LAS VEGAS – Many in the sports betting industry envision a future where a gambler can watch the game and bet on it from the same screen. That includes Betr co-founder and CEO Joey Levy.
Betr co-founder Joey Levy tells Casino.org that there will be more to the emerging business he’s starting with Jake Paul than microbetting, but that will be the focus of the product when it first launches. (Image: 305 Ventures)
In the final part of our conversation with Levy, he talks about the possibility of Betr even acquiring broadcast rights to sporting events. He also discusses other possible ventures for the business he launched earlier this year with Jake Paul.
Those are long-term goals. What comes up sooner is the company’s initial launch of its sports betting app. That’s expected to be in Ohio on Jan. 1, pending regulator approvals.
Levy also talks about looking forward to launching in Ohio and the fact there’s an Australian startup that just happened to name its company Betr, too.
Casino.org edited Levy’s responses for length.
How big of a hurdle is latency for Betr? How much does the delay throttle the microbetting market right now?

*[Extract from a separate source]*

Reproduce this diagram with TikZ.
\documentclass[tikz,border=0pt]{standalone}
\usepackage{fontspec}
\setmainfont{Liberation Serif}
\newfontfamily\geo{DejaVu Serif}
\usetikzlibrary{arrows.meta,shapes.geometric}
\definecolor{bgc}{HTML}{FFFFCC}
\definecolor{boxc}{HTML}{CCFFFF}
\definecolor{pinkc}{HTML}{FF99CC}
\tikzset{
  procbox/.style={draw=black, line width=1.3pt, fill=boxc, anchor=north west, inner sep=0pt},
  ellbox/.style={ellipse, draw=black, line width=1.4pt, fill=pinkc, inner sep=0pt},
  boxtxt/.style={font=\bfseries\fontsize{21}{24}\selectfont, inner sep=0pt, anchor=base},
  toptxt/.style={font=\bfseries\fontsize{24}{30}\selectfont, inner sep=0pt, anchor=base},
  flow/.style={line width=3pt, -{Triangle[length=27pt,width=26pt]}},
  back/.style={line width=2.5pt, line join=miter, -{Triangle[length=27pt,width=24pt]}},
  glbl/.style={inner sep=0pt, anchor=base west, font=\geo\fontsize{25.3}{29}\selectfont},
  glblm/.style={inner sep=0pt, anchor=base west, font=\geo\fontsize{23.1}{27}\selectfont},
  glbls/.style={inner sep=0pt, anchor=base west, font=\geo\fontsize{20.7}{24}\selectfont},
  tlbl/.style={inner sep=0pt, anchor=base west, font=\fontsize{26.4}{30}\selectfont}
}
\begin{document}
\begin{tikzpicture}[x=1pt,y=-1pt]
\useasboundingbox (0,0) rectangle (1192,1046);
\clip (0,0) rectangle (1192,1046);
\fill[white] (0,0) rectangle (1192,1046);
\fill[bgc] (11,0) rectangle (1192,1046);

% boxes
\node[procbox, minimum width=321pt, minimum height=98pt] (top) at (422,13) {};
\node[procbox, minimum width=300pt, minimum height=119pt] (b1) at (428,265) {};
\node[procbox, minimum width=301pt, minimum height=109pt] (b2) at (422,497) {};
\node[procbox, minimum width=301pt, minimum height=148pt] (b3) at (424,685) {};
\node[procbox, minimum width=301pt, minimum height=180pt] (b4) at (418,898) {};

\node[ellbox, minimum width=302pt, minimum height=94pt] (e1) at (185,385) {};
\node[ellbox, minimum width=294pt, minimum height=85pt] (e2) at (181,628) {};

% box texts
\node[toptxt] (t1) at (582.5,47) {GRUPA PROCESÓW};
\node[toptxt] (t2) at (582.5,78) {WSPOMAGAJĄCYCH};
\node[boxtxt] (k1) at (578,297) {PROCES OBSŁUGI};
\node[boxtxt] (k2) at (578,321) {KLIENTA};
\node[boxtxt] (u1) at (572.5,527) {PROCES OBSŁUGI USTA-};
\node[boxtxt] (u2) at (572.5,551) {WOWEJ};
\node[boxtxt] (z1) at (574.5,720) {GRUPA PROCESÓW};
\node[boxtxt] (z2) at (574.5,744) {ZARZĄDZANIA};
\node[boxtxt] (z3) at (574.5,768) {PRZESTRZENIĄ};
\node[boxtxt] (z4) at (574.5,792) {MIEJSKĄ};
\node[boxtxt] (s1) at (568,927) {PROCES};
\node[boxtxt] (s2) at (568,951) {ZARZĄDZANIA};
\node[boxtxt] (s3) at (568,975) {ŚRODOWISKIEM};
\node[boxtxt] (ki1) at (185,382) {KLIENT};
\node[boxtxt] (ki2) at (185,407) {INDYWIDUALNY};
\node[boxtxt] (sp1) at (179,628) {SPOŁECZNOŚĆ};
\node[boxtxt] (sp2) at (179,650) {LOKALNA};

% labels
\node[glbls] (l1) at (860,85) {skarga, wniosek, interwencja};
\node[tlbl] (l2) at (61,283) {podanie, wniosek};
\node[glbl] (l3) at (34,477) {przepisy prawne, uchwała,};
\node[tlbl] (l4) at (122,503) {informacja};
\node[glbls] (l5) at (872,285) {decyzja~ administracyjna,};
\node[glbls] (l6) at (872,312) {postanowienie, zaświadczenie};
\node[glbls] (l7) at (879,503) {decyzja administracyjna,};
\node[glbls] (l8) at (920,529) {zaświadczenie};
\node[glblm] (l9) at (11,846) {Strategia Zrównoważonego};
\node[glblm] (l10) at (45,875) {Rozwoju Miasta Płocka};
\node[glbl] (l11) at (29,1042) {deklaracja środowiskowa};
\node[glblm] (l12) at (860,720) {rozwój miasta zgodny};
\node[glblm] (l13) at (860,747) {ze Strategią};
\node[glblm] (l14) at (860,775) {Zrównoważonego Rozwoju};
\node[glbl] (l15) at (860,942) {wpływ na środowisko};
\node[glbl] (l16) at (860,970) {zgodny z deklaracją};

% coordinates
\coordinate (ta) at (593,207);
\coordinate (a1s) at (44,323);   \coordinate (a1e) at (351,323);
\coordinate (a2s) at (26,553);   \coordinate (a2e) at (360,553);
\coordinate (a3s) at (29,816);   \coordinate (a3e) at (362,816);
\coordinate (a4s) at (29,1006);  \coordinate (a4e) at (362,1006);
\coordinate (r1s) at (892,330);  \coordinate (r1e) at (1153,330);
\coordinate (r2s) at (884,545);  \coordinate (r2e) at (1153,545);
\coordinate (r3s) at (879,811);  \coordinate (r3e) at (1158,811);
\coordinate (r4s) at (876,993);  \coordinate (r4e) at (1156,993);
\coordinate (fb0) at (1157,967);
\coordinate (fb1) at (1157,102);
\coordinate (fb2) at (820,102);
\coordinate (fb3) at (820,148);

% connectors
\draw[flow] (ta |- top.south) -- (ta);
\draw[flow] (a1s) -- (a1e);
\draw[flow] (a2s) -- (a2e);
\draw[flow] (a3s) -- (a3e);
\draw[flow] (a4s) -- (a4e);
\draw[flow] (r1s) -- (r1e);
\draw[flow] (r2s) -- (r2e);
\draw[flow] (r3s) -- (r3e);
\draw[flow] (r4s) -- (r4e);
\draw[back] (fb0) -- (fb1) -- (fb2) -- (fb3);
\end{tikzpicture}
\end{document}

Joey Levy: “Latency is very important, and it is an issue. When I got into this, I thought pitch-by-pitch, play-by-play, maybe that wouldn’t be super popular from a consumer standpoint, but drive-by-drive and at bat by at bat would be less sensitive to broadcast latency. What we’ve learned is actually the play-by-play and the pitch-by-pitch are the most popular markets. I think consumers just want as much interactivity as possible, which is why that single-screen experience is really important.
“Another thing that we’re beginning to evaluate is: Does Betr go out and actually acquire media rights from emerging IP so that you could top third of the screen watch the game in real-time and the bottom two-thirds microbet? Because the technology to solve broadcast latency actually exists. Phenix has developed technology. I think there’s a few other startups that are working on it.

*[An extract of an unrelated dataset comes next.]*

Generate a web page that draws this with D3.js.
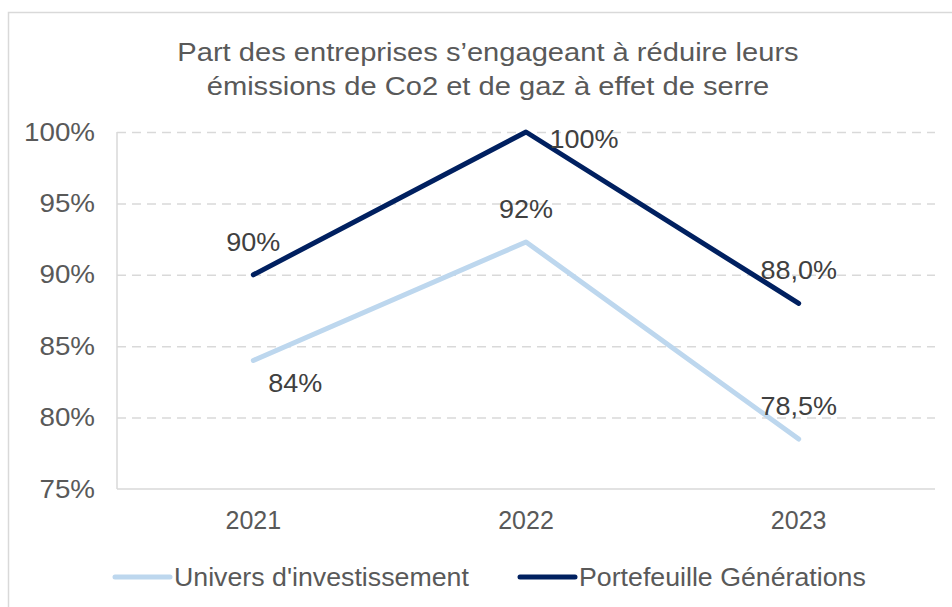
<!DOCTYPE html>
<html>
<head>
<meta charset="utf-8">
<script src="https://cdn.jsdelivr.net/npm/d3@7"></script>
<style>
  body { margin: 0; background: #fff; }
  svg text { font-family: "Liberation Sans", Arial, sans-serif; }
</style>
</head>
<body>
<div id="chart"></div>
<script>
const years = ["2021", "2022", "2023"];
const univers = [84, 92.3, 78.5];
const portefeuille = [90, 100, 88];
const universLabels = ["84%", "92%", "78,5%"];
const portefeuilleLabels = ["90%", "100%", "88,0%"];
const yTicks = [75, 80, 85, 90, 95, 100];
const titleLines = ["Part des entreprises s\u2019engageant à réduire leurs", "émissions de Co2 et de gaz à effet de serre"];
const seriesNames = ["Univers d'investissement", "Portefeuille Générations"];

const W = 952, H = 607;
const margin = {top: 132, right: 17, bottom: 118, left: 117};
const width = W - margin.left - margin.right,
      height = H - margin.top - margin.bottom;

// the source font is a bit wider than Liberation Sans, stretch text sideways
function stretch(sel, k) {
  sel.each(function() {
    const t = d3.select(this);
    const x0 = +t.attr("x") || 0;
    t.attr("transform", `translate(${x0},0) scale(${k},1) translate(${-x0},0)`);
  });
}

const svg = d3.select("#chart").append("svg")
  .attr("width", W).attr("height", H);

// outer frame
svg.append("rect")
  .attr("x", 8.5).attr("y", 12.5)
  .attr("width", 980).attr("height", 640)
  .style("fill", "none").style("stroke", "#d9d9d9").style("stroke-width", 1.5);

// title
svg.append("g").selectAll("text").data(titleLines).enter().append("text")
  .attr("text-anchor", "middle")
  .attr("x", 488).attr("y", (d, i) => 61 + i * 34)
  .style("font-size", "26px").style("fill", "#595959")
  .text(d => d)
  .call(stretch, 1.12);

const g = svg.append("g")
  .attr("transform", `translate(${margin.left}, ${margin.top})`);

const x = d3.scaleBand().domain(years).range([0, width]);
const y = d3.scaleLinear().domain([75, 100]).range([height, 0]);

// grid lines
g.append("g")
  .call(d3.axisLeft(y).tickValues(yTicks.filter(t => t > 75)).tickSize(-width).tickFormat(""))
  .call(s => s.select(".domain").remove())
  .selectAll(".tick line")
    .attr("stroke", "#d9d9d9").attr("stroke-width", 1.5).attr("stroke-dasharray", "9,6");

// axis lines
g.append("line").attr("x1", 0).attr("x2", 0).attr("y1", 0).attr("y2", height)
  .attr("stroke", "#d9d9d9").attr("stroke-width", 1.5);
g.append("line").attr("x1", 0).attr("x2", width).attr("y1", height).attr("y2", height)
  .attr("stroke", "#d9d9d9").attr("stroke-width", 1.5);

// y tick labels
g.append("g")
  .call(d3.axisLeft(y).tickValues(yTicks).tickSize(0).tickPadding(22).tickFormat(d => d + "%"))
  .call(s => s.select(".domain").remove())
  .selectAll("text")
    .style("font-size", "25px").style("fill", "#595959").style("font-family", "Liberation Sans, Arial, sans-serif")
    .call(stretch, 1.11);

// x tick labels
g.append("g")
  .attr("transform", `translate(0, ${height})`)
  .call(d3.axisBottom(x).tickSize(0).tickPadding(22))
  .call(s => s.select(".domain").remove())
  .selectAll("text")
    .style("font-size", "25px").style("fill", "#595959").style("font-family", "Liberation Sans, Arial, sans-serif");

const line = d3.line()
  .x((d, i) => x(years[i]) + x.bandwidth() / 2)
  .y(d => y(d));

g.append("path").datum(univers)
  .attr("d", line).style("fill", "none")
  .style("stroke", "#bdd7ee").style("stroke-width", 5)
  .style("stroke-linecap", "round").style("stroke-linejoin", "round");

g.append("path").datum(portefeuille)
  .attr("d", line).style("fill", "none")
  .style("stroke", "#002060").style("stroke-width", 5)
  .style("stroke-linecap", "round").style("stroke-linejoin", "round");

// data labels
const uOff = [[42, 32], [0, -24], [0, -24]];
const pOff = [[0, -24], [58, 16], [0, -24]];
g.append("g").selectAll("text").data(univers).enter().append("text")
  .attr("text-anchor", "middle")
  .attr("x", (d, i) => x(years[i]) + x.bandwidth() / 2 + uOff[i][0])
  .attr("y", (d, i) => y(d) + uOff[i][1])
  .style("font-size", "25px").style("fill", "#404040")
  .text((d, i) => universLabels[i])
  .call(stretch, 1.08);
g.append("g").selectAll("text").data(portefeuille).enter().append("text")
  .attr("text-anchor", "middle")
  .attr("x", (d, i) => x(years[i]) + x.bandwidth() / 2 + pOff[i][0])
  .attr("y", (d, i) => y(d) + pOff[i][1])
  .style("font-size", "25px").style("fill", "#404040")
  .text((d, i) => portefeuilleLabels[i])
  .call(stretch, 1.08);

// legend
const legend = svg.append("g").attr("transform", "translate(115, 577)");
const lx = [0, 405];
const lcol = ["#bdd7ee", "#002060"];
seriesNames.forEach((name, i) => {
  legend.append("line")
    .attr("x1", lx[i]).attr("x2", lx[i] + 55).attr("y1", 0).attr("y2", 0)
    .style("stroke", lcol[i]).style("stroke-width", 5).style("stroke-linecap", "round");
  legend.append("text")
    .attr("x", lx[i] + 59).attr("y", 9)
    .style("font-size", "25px").style("fill", "#595959")
    .text(name)
    .call(stretch, 1.07);
});
</script>
</body>
</html>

If we had control over how the video gets collected and distributed – and we could do that in our app – that’s ultimately what we want to be doing by the end of the decade. We’re thinking through plans for how we could methodically sequence execution and get to a point where, who knows, maybe you’ll be able to stream MLB games in our app at some point. Obviously, that’s like prohibitively expensive at this time, but we’re looking into things like that.
“In the meantime, I think there’s so much to gain from all the key stakeholders here – from the leagues, from the media companies, from the betting operators, from the states themselves that are getting a lot of tax revenue off of in-play betting – to encourage the adoption of technologies like Phenix and other technologies that eliminate broadcast latency. We’re hopeful that that will happen over time. But we do have plans for taking matters into our own hands to do whatever we can ourselves to solve broadcast latency.”

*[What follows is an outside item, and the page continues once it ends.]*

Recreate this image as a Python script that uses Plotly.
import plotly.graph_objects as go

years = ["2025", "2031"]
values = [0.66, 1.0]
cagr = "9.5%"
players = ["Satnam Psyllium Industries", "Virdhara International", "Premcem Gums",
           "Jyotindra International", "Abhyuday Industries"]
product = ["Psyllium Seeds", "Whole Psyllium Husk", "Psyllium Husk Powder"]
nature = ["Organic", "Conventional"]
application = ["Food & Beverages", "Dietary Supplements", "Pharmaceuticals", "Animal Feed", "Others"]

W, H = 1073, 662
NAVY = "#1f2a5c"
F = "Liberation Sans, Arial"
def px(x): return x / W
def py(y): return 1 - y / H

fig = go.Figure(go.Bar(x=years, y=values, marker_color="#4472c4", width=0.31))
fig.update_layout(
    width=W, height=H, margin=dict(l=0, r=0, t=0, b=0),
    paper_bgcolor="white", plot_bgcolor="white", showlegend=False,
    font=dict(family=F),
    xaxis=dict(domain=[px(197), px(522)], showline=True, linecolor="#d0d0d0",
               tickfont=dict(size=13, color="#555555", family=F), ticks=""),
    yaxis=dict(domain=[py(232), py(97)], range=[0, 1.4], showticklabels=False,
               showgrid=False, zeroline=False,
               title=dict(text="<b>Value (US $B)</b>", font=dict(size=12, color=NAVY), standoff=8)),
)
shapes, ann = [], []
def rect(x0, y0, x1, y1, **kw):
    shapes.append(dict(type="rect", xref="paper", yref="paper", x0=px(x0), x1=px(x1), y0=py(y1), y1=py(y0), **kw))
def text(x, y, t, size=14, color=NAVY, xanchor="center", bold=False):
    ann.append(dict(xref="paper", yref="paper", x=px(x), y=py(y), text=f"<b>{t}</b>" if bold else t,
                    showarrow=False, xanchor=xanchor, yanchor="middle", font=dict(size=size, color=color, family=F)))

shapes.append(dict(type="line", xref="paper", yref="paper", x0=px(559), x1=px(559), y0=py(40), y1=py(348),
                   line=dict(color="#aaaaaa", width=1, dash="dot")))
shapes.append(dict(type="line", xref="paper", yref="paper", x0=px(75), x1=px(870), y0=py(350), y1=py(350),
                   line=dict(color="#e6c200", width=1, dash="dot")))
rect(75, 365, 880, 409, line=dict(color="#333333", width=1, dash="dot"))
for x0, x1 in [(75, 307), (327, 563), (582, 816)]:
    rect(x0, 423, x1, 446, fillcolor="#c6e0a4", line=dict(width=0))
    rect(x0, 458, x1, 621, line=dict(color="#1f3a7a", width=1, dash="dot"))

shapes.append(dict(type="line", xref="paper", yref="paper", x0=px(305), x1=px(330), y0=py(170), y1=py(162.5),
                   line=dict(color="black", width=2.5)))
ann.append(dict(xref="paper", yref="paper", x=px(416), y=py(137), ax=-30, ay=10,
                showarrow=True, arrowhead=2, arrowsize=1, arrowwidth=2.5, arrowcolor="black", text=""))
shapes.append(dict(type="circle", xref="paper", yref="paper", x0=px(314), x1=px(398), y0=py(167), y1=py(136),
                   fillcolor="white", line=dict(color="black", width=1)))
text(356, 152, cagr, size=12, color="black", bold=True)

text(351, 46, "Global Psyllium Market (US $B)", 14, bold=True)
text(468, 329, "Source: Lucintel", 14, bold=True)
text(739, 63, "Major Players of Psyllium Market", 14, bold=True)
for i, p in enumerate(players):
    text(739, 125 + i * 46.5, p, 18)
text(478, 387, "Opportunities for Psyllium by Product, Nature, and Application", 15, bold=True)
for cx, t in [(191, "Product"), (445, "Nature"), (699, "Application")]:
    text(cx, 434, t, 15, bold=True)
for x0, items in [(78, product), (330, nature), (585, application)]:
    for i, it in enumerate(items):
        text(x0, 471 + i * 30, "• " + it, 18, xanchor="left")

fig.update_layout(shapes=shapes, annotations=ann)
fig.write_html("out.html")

I know Betr still awaits approval of its application in Ohio, but pending that, how important is it for Betr to start on the same day as the other sportsbooks that get approved?
JL: “That’s what we’re striving for right now, Jan. 1. We want to be live and on the starting line at the same time as everybody else in that state. That’s our objective. And it’s going to be challenging because, as I’m sure you know, launching a regulated gambling business for the first time is an incredibly difficult thing to do. We’re a very small team, deliberately so, and we’re going to do our best to be ready by then.
“The Ohio Casino Control Commission has done an amazing job of having open lines of communication with us and the other operators to quickly answer questions and help us ensure that we have the right policies, procedures, technology in place to ensure that when Jan. 1 rolls around, we’re going to be ready to go in a fully compliant manner from a technical and operational standpoint.”
(Note: Betr has a free-play app currently available across the US.)
When Betr launches, will it just be microbetting markets only, or will you also have moneylines and point spreads?
JL: “It’ll only be microbetting to start with, and that’s deliberately so. We think there’s a lot of value in being the company product and brand that’s synonymous with instant gratification betting because we think that is the future of how people will engage with live sports in this country. Ultimately, we’ll layer in things from there, but unbundle microbetting and then layer things in around it. That’s the approach.”
Recently, a group in Australia announced a sportsbook also called Betr, with the same spelling. Any concerns on your end about that?
JL: “If you look at the trademark filing history, we were first with Betr in the US and most relevant markets overseas. We did notice along the way that somebody put something in for Australia. Australia hasn’t been a part of our plans for the near midterm.
“They’re operating in Australia. We’re operating in the US, and we want to be globally in other jurisdictions. Obviously, my preference would be that there isn’t another brand out there that’s using the name and the same spelling and all that. But it is what it is, right? I’m not I’m not losing any sleep over it.”
So, Australia is not necessarily a target market at this point?
JL: “Not at this time, no. They also have a lot of regulatory restrictions around in-play betting, which is what our product focuses on anyway. We’re not going to be only a microbetting company. We are going to want match outcome-based betting at some point. We’re going to look to do real-money fantasy as well. And we’re going to be doing other things that could be conducive to the Australian market. So, that could pose an issue at that time, but we’ll cross that bridge when we get there.”